Search code examples
hiveavroparquet

Dynamically create Hive external table with Avro schema on Parquet Data


I'm trying to dynamically (without listing column names and types in Hive DDL) create a Hive external table on parquet data files. I have the Avro schema of underlying parquet file.
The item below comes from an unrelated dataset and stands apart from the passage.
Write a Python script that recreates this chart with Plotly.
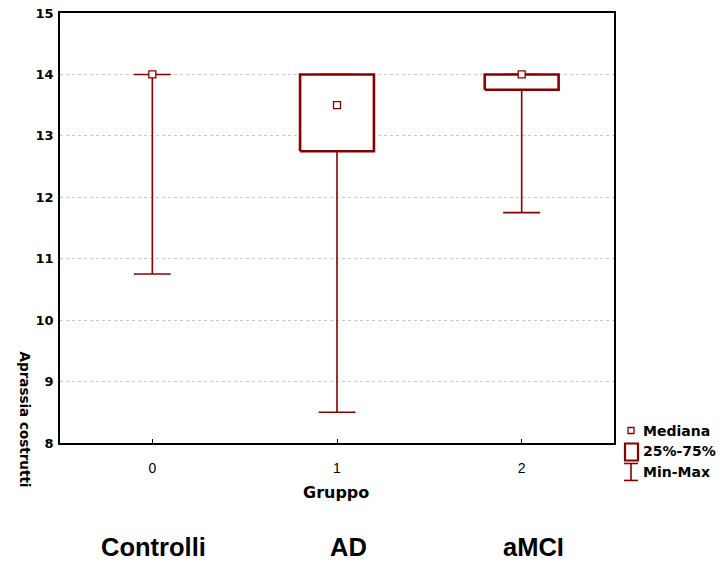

My try is to use below DDL:

CREATE EXTERNAL TABLE parquet_test
ROW FORMAT SERDE 'org.apache.hadoop.hive.serde2.avro.AvroSerDe'
STORED AS PARQUET
LOCATION 'hdfs://myParquetFilesPath'
TBLPROPERTIES ('avro.schema.url'='http://myHost/myAvroSchema.avsc');

My Hive table is successfully created with the right schema, but when I try to read the data :

SELECT * FROM parquet_test;

I get the following error :

java.io.IOException: org.apache.hadoop.hive.serde2.avro.AvroSerdeException: Expecting a AvroGenericRecordWritable

Is there a way to successfully create and read Parquet files, without mentioning columns name and types list in DDL?


Solution

  • Below query works:

    CREATE TABLE avro_test ROW FORMAT SERDE 'org.apache.hadoop.hive.serde2.avro.AvroSerDe' STORED AS AVRO TBLPROPERTIES ('avro.schema.url'='myHost/myAvroSchema.avsc'); 
    
    CREATE EXTERNAL TABLE parquet_test LIKE avro_test STORED AS PARQUET LOCATION 'hdfs://myParquetFilesPath';